Baldfaced Hornet

Dolichovespula maculata
Tuesday, July 22, 2014

            The completely interdependent communities formed by social wasps, such as the baldfaced hornet, are often described as superorganisms. The idea of a superorganism was defined in the early 1930s by the social insect researcher Alfred Emerson, who wrote that “the whole colony behaves as a single animal, the state is selected, not the single individuals; and the various forms behave exactly like the parts of one individual in the course of ordinary selection.” A paper published in 2009 restates that idea in somewhat different terms by defining group adaptionism as “the idea that groups of organisms can be viewed as adaptive units in their own right” (Gardner and Graffen). According that paper, such systems only occur where the group is either composed of genetically identical individuals, of where competition within the group is repressed. In the case of the baldfaced hornet and many other social insects, the former is true.
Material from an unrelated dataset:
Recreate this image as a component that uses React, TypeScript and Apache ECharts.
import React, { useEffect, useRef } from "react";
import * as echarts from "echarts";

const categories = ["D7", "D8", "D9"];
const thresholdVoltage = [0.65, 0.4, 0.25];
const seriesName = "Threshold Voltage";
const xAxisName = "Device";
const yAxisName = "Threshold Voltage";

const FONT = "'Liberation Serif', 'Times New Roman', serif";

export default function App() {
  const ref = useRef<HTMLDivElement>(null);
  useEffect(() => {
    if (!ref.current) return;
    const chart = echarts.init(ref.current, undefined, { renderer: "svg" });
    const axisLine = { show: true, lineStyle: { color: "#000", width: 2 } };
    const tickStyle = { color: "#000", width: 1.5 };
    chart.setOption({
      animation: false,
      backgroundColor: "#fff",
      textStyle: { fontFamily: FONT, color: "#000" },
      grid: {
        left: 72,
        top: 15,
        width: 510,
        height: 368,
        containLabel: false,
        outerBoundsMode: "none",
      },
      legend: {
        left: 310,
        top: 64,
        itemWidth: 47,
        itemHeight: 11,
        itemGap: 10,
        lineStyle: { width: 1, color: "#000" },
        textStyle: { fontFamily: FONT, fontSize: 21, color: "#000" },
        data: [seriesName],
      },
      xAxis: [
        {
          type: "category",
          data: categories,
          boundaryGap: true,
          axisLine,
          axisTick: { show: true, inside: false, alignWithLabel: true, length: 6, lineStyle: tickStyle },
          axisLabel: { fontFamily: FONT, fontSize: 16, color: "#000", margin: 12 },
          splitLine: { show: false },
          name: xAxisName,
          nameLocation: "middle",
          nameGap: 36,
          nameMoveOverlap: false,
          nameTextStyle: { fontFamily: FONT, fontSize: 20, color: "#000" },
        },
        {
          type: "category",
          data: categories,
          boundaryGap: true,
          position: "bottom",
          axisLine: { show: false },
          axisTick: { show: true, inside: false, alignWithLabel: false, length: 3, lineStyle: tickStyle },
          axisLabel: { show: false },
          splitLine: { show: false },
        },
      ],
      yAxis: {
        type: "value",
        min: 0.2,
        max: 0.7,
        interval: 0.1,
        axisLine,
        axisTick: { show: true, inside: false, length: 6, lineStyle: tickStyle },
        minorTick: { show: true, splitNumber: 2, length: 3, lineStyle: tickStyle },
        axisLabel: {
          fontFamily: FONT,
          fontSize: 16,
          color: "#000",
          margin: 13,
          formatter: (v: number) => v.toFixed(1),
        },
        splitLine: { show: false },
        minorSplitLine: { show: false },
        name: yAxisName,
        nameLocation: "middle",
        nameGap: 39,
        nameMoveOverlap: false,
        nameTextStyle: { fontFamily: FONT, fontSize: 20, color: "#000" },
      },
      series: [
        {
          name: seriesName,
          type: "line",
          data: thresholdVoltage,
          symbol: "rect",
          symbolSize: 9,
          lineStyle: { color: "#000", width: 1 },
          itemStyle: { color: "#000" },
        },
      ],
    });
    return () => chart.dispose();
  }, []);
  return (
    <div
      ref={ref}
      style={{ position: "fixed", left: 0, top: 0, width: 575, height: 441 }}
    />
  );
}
            Queens—fertile females—are the only members of this species that survive the winter. In the spring, a queen will emerge from a hiding place in a hollow tree, under rocks or bark, or inside walls and set about building a nest. Alone, she gathers cellulose from weathered or rotting wood and mixes it into a paste with her own saliva. She uses the mixture, which dries into a paper-like substance, to shape the outside of a small nest and build several brood cells on the inside. Into these, she lays eggs that will hatch into sterile females genetically identical to her herself (workers). After they hatch, she feeds and tends the larvae until they become adults, at which point they assume all the responsibilities of building and protecting the nest, gathering food, and tending to the larvae. The queen does not leave the nest for the rest of her life.
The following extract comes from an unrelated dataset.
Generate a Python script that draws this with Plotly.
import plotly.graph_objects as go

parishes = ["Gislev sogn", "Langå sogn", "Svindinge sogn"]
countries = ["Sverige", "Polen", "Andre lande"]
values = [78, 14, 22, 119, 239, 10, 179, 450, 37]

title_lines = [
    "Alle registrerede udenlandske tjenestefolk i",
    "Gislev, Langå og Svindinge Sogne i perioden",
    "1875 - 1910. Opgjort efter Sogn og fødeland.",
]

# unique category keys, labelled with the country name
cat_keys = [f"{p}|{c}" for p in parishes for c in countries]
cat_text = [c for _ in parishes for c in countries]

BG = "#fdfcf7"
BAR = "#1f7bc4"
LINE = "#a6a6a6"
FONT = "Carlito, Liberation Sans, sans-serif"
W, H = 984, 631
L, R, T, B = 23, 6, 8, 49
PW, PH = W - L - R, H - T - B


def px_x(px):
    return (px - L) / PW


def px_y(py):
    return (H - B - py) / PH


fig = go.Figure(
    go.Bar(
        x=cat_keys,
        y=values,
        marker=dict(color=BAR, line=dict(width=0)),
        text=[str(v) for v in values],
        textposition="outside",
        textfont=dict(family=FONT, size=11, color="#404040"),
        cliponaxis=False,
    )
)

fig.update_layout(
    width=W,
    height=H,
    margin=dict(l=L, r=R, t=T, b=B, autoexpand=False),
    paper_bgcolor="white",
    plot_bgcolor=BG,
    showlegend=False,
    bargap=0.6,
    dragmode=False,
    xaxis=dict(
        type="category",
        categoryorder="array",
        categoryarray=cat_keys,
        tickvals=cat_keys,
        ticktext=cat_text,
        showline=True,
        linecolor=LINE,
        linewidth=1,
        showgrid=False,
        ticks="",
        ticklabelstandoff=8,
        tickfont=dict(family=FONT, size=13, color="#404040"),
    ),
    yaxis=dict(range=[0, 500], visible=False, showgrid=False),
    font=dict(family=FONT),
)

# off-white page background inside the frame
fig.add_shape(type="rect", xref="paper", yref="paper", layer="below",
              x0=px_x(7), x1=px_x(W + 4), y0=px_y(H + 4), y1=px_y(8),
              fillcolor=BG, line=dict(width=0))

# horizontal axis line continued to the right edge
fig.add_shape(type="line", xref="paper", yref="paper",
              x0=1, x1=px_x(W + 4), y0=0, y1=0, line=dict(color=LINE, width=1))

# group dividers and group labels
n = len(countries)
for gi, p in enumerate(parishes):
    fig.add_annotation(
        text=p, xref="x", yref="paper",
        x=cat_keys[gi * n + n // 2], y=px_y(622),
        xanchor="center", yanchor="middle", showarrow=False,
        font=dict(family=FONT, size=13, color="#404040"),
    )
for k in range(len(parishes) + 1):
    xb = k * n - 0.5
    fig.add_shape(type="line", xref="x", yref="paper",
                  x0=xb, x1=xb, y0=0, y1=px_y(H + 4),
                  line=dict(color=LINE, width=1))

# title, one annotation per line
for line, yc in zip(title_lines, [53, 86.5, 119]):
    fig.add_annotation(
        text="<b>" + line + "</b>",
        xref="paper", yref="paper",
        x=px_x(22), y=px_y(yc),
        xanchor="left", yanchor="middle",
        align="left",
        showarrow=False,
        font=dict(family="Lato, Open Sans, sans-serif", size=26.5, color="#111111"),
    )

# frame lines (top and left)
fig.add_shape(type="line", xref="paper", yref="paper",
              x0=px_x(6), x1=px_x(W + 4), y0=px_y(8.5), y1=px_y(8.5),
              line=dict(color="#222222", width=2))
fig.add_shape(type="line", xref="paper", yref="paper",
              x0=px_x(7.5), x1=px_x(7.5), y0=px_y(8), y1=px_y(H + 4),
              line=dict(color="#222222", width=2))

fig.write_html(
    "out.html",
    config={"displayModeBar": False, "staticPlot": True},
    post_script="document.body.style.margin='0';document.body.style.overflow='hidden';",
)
            All summer, the queen continues to lay worker eggs, which other workers feed with premasticated insects (particularly other yellow jackets) they hunt, kill, and carry back to the nest. Large nests can sometimes contain 400 individuals. As fall approaches, workers construct a new set of larger brood cells intended for young queens. Larvae raised in those cells receive more food than their sisters raised in smaller cells. However, the only differences between queens and workers is in gene expression—if worker larvae are moved to larger brood cells at an early enough age and receive the extra ministrations intended for young queens, they, too will develop into fertile queens. At the same time, the queen begins to lay eggs that will develop into males. When they are mature, the young queens and the males leave the nest and mate. Around the same time, the old queen dies, beginning a breakdown of the social order in the nest. By the first frost, all members of the hive will have died except for the new queens.
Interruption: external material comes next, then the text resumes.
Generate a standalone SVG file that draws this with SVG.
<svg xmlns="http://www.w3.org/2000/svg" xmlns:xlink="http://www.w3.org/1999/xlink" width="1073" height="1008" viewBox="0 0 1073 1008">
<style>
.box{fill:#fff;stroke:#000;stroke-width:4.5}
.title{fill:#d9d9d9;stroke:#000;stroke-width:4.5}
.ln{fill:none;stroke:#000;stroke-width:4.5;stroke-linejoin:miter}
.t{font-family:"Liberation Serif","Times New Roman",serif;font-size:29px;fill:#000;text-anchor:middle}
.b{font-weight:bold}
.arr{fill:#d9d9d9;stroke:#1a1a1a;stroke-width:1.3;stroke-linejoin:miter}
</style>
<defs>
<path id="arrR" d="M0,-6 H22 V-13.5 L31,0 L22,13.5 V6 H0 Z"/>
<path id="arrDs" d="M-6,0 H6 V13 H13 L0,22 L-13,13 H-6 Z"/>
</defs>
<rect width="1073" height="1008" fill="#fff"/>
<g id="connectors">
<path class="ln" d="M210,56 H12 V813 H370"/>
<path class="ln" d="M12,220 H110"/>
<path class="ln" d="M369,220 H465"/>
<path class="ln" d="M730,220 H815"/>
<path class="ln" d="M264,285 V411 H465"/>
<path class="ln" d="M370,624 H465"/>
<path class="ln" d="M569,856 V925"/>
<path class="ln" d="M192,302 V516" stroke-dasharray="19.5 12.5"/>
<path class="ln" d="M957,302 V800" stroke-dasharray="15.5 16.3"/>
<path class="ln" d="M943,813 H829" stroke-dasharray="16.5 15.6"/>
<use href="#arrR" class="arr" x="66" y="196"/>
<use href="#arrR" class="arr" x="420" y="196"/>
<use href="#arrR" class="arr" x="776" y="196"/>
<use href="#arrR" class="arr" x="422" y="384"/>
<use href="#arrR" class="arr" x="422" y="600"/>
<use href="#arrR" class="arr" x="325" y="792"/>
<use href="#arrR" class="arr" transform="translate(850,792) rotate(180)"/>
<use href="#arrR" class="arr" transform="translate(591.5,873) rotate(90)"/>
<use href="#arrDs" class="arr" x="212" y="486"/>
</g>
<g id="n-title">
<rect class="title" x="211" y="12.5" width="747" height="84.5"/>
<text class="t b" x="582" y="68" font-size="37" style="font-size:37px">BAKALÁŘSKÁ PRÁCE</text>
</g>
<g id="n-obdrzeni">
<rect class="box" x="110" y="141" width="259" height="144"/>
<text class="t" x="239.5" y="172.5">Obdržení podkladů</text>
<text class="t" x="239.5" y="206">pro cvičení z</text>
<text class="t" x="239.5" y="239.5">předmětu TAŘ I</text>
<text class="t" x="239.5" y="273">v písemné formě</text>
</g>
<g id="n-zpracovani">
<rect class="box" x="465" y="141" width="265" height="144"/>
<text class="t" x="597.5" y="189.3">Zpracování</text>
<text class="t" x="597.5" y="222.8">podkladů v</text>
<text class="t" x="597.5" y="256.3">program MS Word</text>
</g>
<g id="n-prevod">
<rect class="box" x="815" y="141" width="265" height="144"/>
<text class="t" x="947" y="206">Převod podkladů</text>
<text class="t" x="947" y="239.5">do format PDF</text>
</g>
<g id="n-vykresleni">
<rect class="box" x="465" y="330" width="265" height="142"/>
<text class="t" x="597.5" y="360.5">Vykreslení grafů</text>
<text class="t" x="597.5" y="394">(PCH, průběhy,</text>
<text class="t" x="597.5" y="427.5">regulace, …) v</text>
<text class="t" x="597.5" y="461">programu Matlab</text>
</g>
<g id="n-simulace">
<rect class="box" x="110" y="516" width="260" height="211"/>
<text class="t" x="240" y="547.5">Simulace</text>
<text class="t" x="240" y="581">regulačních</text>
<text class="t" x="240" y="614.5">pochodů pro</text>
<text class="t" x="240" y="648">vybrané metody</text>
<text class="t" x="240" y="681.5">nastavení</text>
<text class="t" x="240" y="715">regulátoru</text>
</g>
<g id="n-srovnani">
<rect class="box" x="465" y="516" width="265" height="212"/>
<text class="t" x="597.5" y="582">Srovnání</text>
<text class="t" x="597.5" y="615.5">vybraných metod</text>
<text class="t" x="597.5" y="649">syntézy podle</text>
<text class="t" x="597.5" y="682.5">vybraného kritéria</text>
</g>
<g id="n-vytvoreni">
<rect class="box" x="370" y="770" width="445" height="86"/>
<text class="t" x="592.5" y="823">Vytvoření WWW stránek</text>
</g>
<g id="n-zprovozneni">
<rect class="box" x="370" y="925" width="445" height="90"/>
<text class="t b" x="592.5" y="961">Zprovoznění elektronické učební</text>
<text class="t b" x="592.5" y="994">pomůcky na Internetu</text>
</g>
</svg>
            Despite its name, this is not a true hornet but rather a yellow jacket, misleadingly labelled because of its large size. As well as being the largest of the native yellow jackets, its distinctive white-and-black body sets it apart from the yellow-and-black patterns common in most other species. Queens, typically the largest individual in the colony, can reach 20 mm in length. They have a different abdominal pattern than workers, with white markings present on the upperside of their third abdominal segment, as well as the fourth, fifth, and sixth as workers display. Males have seven abdominal segments, and also display white markings on the final four.

            These insects build nests in trees and bushes that can reach 60 cm in height and 45 in width. These nests can be found anywhere from one meter off the ground to 18 meters in the air. D. maculata is mainly diurnal, and workers tend to retreat to the nest at nightfall. This individual is a sterile female worker captured from a nest on the station.